:: WHAT YOU HAVE TO DO ::
Each line below must be set down exactly; omit any image you find.

:: INFORMATION SUPPLIED ::
##########

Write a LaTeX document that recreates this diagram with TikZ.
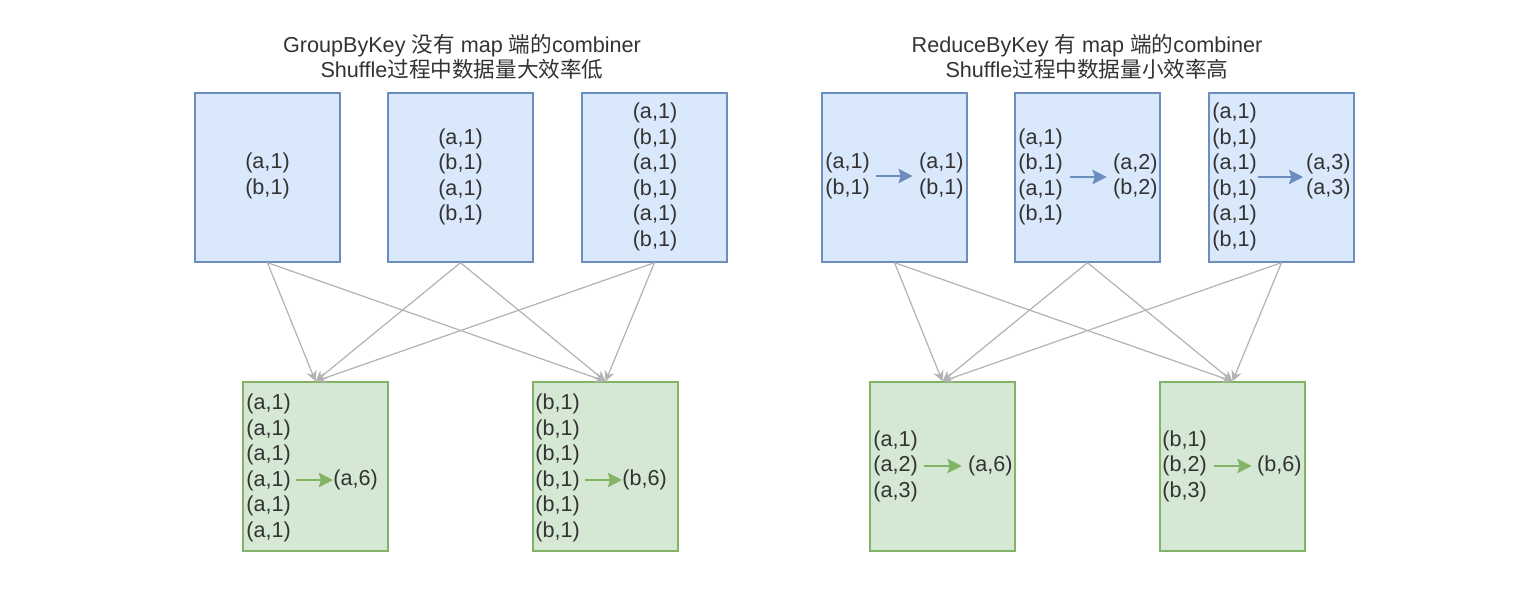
\documentclass[tikz,border=0pt]{standalone}
\usepackage{fontspec}
\setmainfont{Liberation Sans}
\newfontfamily\cjk{Noto Sans CJK SC}
\usetikzlibrary{arrows.meta}
\definecolor{mapfill}{HTML}{DAE8FC}
\definecolor{mapdraw}{HTML}{6C8EBF}
\definecolor{redfill}{HTML}{D5E8D4}
\definecolor{reddraw}{HTML}{82B366}
\definecolor{wire}{HTML}{B3B3B3}
\definecolor{txt}{HTML}{333333}
\begin{document}
\begin{tikzpicture}[x=0.02cm,y=-0.02cm,
  mapbox/.style={draw=mapdraw, fill=mapfill, line width=0.8pt, inner sep=0pt, minimum width=2.9cm, minimum height=3.38cm},
  redbox/.style={draw=reddraw, fill=redfill, line width=0.8pt, inner sep=0pt, minimum width=2.9cm, minimum height=3.38cm},
  pairs/.style={font=\fontsize{12.3pt}{14.5pt}\selectfont, align=left, inner sep=0pt, text=txt},
  title/.style={font=\fontsize{12.3pt}{14.3pt}\selectfont, align=center, inner sep=0pt, text=txt},
  shuffle/.style={draw=wire, line width=0.7pt, -{Stealth[length=6pt,width=6pt,inset=2pt]}},
  mapcomb/.style={draw=mapdraw, line width=1.6pt, -{Stealth[length=8pt,width=8pt,inset=1.2pt]}},
  redcomb/.style={draw=reddraw, line width=1.6pt, -{Stealth[length=8pt,width=8pt,inset=1.2pt]}}]
\useasboundingbox (0,0) rectangle (1531,595);
% groupByKey
\node[title] (gtitle) at (462,57) {GroupByKey {\cjk 没有} map {\cjk 端的}combiner\\Shuffle{\cjk 过程中数据量大效率低}};
\node[mapbox] (gm1) at (267.5,177.5) {};
\node[mapbox] (gm2) at (460.5,177.5) {};
\node[mapbox] (gm3) at (654.5,177.5) {};
\node[redbox] (gr1) at (315.5,466.5) {};
\node[redbox] (gr2) at (605.5,466.5) {};
\node[pairs] (gt1) at (267.5,176) {(a,1)\\(b,1)};
\node[pairs] (gt2) at (460.5,177) {(a,1)\\(b,1)\\(a,1)\\(b,1)};
\node[pairs] (gt3) at (655,177) {(a,1)\\(b,1)\\(a,1)\\(b,1)\\(a,1)\\(b,1)};
\node[pairs, anchor=west] (grl1) at (246,468) {(a,1)\\(a,1)\\(a,1)\\(a,1)\\(a,1)\\(a,1)};
\node[pairs, anchor=west] (grr1) at (333,480) {(a,6)};
\node[pairs, anchor=west] (grl2) at (535,468) {(b,1)\\(b,1)\\(b,1)\\(b,1)\\(b,1)\\(b,1)};
\node[pairs, anchor=west] (grr2) at (622,480) {(b,6)};
\draw[redcomb, shorten <=3pt] (grl1.east |- grr1.west) -- (grr1.west);
\draw[redcomb, shorten <=3pt] (grl2.east |- grr2.west) -- (grr2.west);
\foreach \m in {gm1,gm2,gm3}
  \foreach \r in {gr1,gr2}
    \draw[shuffle] (\m.south) -- (\r.north);
% reduceByKey
\node[title] (rtitle) at (1087,57) {ReduceByKey {\cjk 有} map {\cjk 端的}combiner\\Shuffle{\cjk 过程中数据量小效率高}};
\node[mapbox] (rm1) at (894.5,177.5) {};
\node[mapbox] (rm2) at (1087.5,177.5) {};
\node[mapbox] (rm3) at (1281.5,177.5) {};
\node[redbox] (rr1) at (942.5,466.5) {};
\node[redbox] (rr2) at (1232.5,466.5) {};
\node[pairs, anchor=west] (rml1) at (825,176) {(a,1)\\(b,1)};
\node[pairs, anchor=east] (rmr1) at (964,176) {(a,1)\\(b,1)};
\node[pairs, anchor=west] (rml2) at (1018,177) {(a,1)\\(b,1)\\(a,1)\\(b,1)};
\node[pairs, anchor=east] (rmr2) at (1158,176.5) {(a,2)\\(b,2)};
\node[pairs, anchor=west] (rml3) at (1212,177) {(a,1)\\(b,1)\\(a,1)\\(b,1)\\(a,1)\\(b,1)};
\node[pairs, anchor=east] (rmr3) at (1351,176.5) {(a,3)\\(a,3)};
\draw[mapcomb, shorten <=3.5pt, shorten >=3.5pt] (rml1.east) -- (rml1.east -| rmr1.west);
\draw[mapcomb, shorten <=4pt, shorten >=3.5pt] (rml2.east) -- (rml2.east -| rmr2.west);
\draw[mapcomb, shorten <=0.3pt, shorten >=1.5pt] (rml3.east) -- (rml3.east -| rmr3.west);
\node[pairs, anchor=west] (rrl1) at (873,466) {(a,1)\\(a,2)\\(a,3)};
\node[pairs, anchor=east] (rrr1) at (1013,466) {(a,6)};
\node[pairs, anchor=west] (rrl2) at (1162,466) {(b,1)\\(b,2)\\(b,3)};
\node[pairs, anchor=east] (rrr2) at (1302,466) {(b,6)};
\draw[redcomb, shorten <=3.5pt, shorten >=3.5pt] (rrl1.east) -- (rrr1.west);
\draw[redcomb, shorten <=4pt, shorten >=3pt] (rrl2.east) -- (rrr2.west);
\foreach \m in {rm1,rm2,rm3}
  \foreach \r in {rr1,rr2}
    \draw[shuffle] (\m.south) -- (\r.north);
\end{tikzpicture}
\end{document}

##########

:: WORKED SOLUTION ::
Write a LaTeX document that recreates this diagram with TikZ.
\documentclass[tikz,border=0pt]{standalone}
\usepackage{fontspec}
\setmainfont{Liberation Sans}
\newfontfamily\cjk{Noto Sans CJK SC}
\usetikzlibrary{arrows.meta}
\definecolor{mapfill}{HTML}{DAE8FC}
\definecolor{mapdraw}{HTML}{6C8EBF}
\definecolor{redfill}{HTML}{D5E8D4}
\definecolor{reddraw}{HTML}{82B366}
\definecolor{wire}{HTML}{B3B3B3}
\definecolor{txt}{HTML}{333333}
\begin{document}
\begin{tikzpicture}[x=0.02cm,y=-0.02cm,
  mapbox/.style={draw=mapdraw, fill=mapfill, line width=0.8pt, inner sep=0pt, minimum width=2.9cm, minimum height=3.38cm},
  redbox/.style={draw=reddraw, fill=redfill, line width=0.8pt, inner sep=0pt, minimum width=2.9cm, minimum height=3.38cm},
  pairs/.style={font=\fontsize{12.3pt}{14.5pt}\selectfont, align=left, inner sep=0pt, text=txt},
  title/.style={font=\fontsize{12.3pt}{14.3pt}\selectfont, align=center, inner sep=0pt, text=txt},
  shuffle/.style={draw=wire, line width=0.7pt, -{Stealth[length=6pt,width=6pt,inset=2pt]}},
  mapcomb/.style={draw=mapdraw, line width=1.6pt, -{Stealth[length=8pt,width=8pt,inset=1.2pt]}},
  redcomb/.style={draw=reddraw, line width=1.6pt, -{Stealth[length=8pt,width=8pt,inset=1.2pt]}}]
\useasboundingbox (0,0) rectangle (1531,595);
% groupByKey
\node[title] (gtitle) at (462,57) {GroupByKey {\cjk 没有} map {\cjk 端的}combiner\\Shuffle{\cjk 过程中数据量大效率低}};
\node[mapbox] (gm1) at (267.5,177.5) {};
\node[mapbox] (gm2) at (460.5,177.5) {};
\node[mapbox] (gm3) at (654.5,177.5) {};
\node[redbox] (gr1) at (315.5,466.5) {};
\node[redbox] (gr2) at (605.5,466.5) {};
\node[pairs] (gt1) at (267.5,176) {(a,1)\\(b,1)};
\node[pairs] (gt2) at (460.5,177) {(a,1)\\(b,1)\\(a,1)\\(b,1)};
\node[pairs] (gt3) at (655,177) {(a,1)\\(b,1)\\(a,1)\\(b,1)\\(a,1)\\(b,1)};
\node[pairs, anchor=west] (grl1) at (246,468) {(a,1)\\(a,1)\\(a,1)\\(a,1)\\(a,1)\\(a,1)};
\node[pairs, anchor=west] (grr1) at (333,480) {(a,6)};
\node[pairs, anchor=west] (grl2) at (535,468) {(b,1)\\(b,1)\\(b,1)\\(b,1)\\(b,1)\\(b,1)};
\node[pairs, anchor=west] (grr2) at (622,480) {(b,6)};
\draw[redcomb, shorten <=3pt] (grl1.east |- grr1.west) -- (grr1.west);
\draw[redcomb, shorten <=3pt] (grl2.east |- grr2.west) -- (grr2.west);
\foreach \m in {gm1,gm2,gm3}
  \foreach \r in {gr1,gr2}
    \draw[shuffle] (\m.south) -- (\r.north);
% reduceByKey
\node[title] (rtitle) at (1087,57) {ReduceByKey {\cjk 有} map {\cjk 端的}combiner\\Shuffle{\cjk 过程中数据量小效率高}};
\node[mapbox] (rm1) at (894.5,177.5) {};
\node[mapbox] (rm2) at (1087.5,177.5) {};
\node[mapbox] (rm3) at (1281.5,177.5) {};
\node[redbox] (rr1) at (942.5,466.5) {};
\node[redbox] (rr2) at (1232.5,466.5) {};
\node[pairs, anchor=west] (rml1) at (825,176) {(a,1)\\(b,1)};
\node[pairs, anchor=east] (rmr1) at (964,176) {(a,1)\\(b,1)};
\node[pairs, anchor=west] (rml2) at (1018,177) {(a,1)\\(b,1)\\(a,1)\\(b,1)};
\node[pairs, anchor=east] (rmr2) at (1158,176.5) {(a,2)\\(b,2)};
\node[pairs, anchor=west] (rml3) at (1212,177) {(a,1)\\(b,1)\\(a,1)\\(b,1)\\(a,1)\\(b,1)};
\node[pairs, anchor=east] (rmr3) at (1351,176.5) {(a,3)\\(a,3)};
\draw[mapcomb, shorten <=3.5pt, shorten >=3.5pt] (rml1.east) -- (rml1.east -| rmr1.west);
\draw[mapcomb, shorten <=4pt, shorten >=3.5pt] (rml2.east) -- (rml2.east -| rmr2.west);
\draw[mapcomb, shorten <=0.3pt, shorten >=1.5pt] (rml3.east) -- (rml3.east -| rmr3.west);
\node[pairs, anchor=west] (rrl1) at (873,466) {(a,1)\\(a,2)\\(a,3)};
\node[pairs, anchor=east] (rrr1) at (1013,466) {(a,6)};
\node[pairs, anchor=west] (rrl2) at (1162,466) {(b,1)\\(b,2)\\(b,3)};
\node[pairs, anchor=east] (rrr2) at (1302,466) {(b,6)};
\draw[redcomb, shorten <=3.5pt, shorten >=3.5pt] (rrl1.east) -- (rrr1.west);
\draw[redcomb, shorten <=4pt, shorten >=3pt] (rrl2.east) -- (rrr2.west);
\foreach \m in {rm1,rm2,rm3}
  \foreach \r in {rr1,rr2}
    \draw[shuffle] (\m.south) -- (\r.north);
\end{tikzpicture}
\end{document}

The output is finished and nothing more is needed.